Генерал Ганецкий контуженно повел широколобой головой, шеф жандармов Мезенцев дернул себя за острый ус, побагровевший Ирод еще выше вскинул руку с лампой, в лучах которой, сияя орденами и позументами, качнулась свита.
— А если сие так. — вдруг улыбнулся император, — полагаю невозможным содержать одного «преступника» среди стольких «невиновных». Монаршей милостью дарую вам свободу!
Хлопнула тяжелая дверь, стихли шаги. Лев снял башмаки и вытряхнул из них песок. Слезы текли по бледным щекам. Но он не чувствовал слез.
Глава пятая
Кажется, вчера это было.
Легкая коляска, запряженная парой лошадей, уносила его все дальше от дома. Он покидал родной Новороссийск; впереди была Москва, университет: отец закончил там курс, теперь учился брат Володя; стало быть, и ему учиться, и тоже на врача.
Кто-то спустил с цепи огромного пса Орелку, и тот размашистым наметом мчался за юным хозяином, порой совсем пропадая в густой пыли.
— Орелка! Иди домой! Ну же.— махнул Левушка рукой.
Пес и без того стал отставать: не для него, приученного
сидеть на цепи, этот степной марафон; вот уж вывалился черный язык, все чаще вздымаются под клочковатой шерстью ребра, все тяжелее, надсаднее бег.
А какой праздник был вчера на графской поляне, за городом! Прямо в лесу сложили сказочные шатры из парусов, где вместо паркета — тоже паруса, натянутые туго на тщательно выровненной, утрамбованной земле. Из гибких веток согнули обручи и туда воткнули длинные штуцерные штыки, а в них — свечи: ну чем не канделябры? Золотистый волшебный свет скользил по стволам деревьев, задерживался на трубах музыкантов-матросов и долго сиял в карих глазах девочки, которую он так и не решился ангажировать на вальс. Левушка думал об этой девочке, и еще думал, что Андрюша Желябов, однокашник по керченской гимназии, ни за что не упустил бы случая. Вот уж по всем статьям удалец: и курс кончил с золотой медалью, и безобразничал до самозабвения. Хрупкий, высокий юноша с длинными тонкими руками, точно скрученными из тугих прутьев.
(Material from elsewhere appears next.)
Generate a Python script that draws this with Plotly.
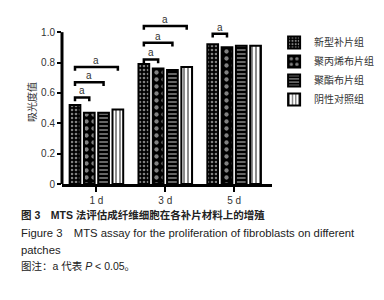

Кто бы мог подумать, что со временем он превратится в силача, поражающего товарищей по «Народной воле» веселым молодечеством.
— А что, Лео, бывал ли ты на Миллионной? — раскуривая в сквере папиросу, спросил однажды Желябов. (И что за дурацкая манера звать его Лео?)
Миллионная, знаменитая керченская Миллионная — это где публичные дома. Конечно же, Левушка обходил пыльную улицу десятой стороной. Да и допустимо ли, чтобы благонравного гимназиста, пусть и старшеклассника, заметили в этом «вместилище порока». Тихомиров покраснел, что- то пробормотал в ответ. Впрочем, и настроение было не то. Потому что.
Шел урок русского языка. Щуплый, начисто обритый, в просторном вицмундире Николай Иванович Рещиков, рассердившись на нерадивого «камчадала», смешно переходил с фальцета на бас, стремясь придать голосу строгость; при этом он еще и принимал устрашающую позу—вот уж потеха при его-то крохотном росте! Гимназисты прыскали в кулачки, однако зла не держали: пусть и таскал Рещиков за ухо, но русский язык любил, и любовью этой умел заразить других. Учитель не успел состроить очередную «фигуру», как в класс влетел всегда неторопливый Матвей Иванович Падрен де Карне, директор гимназии.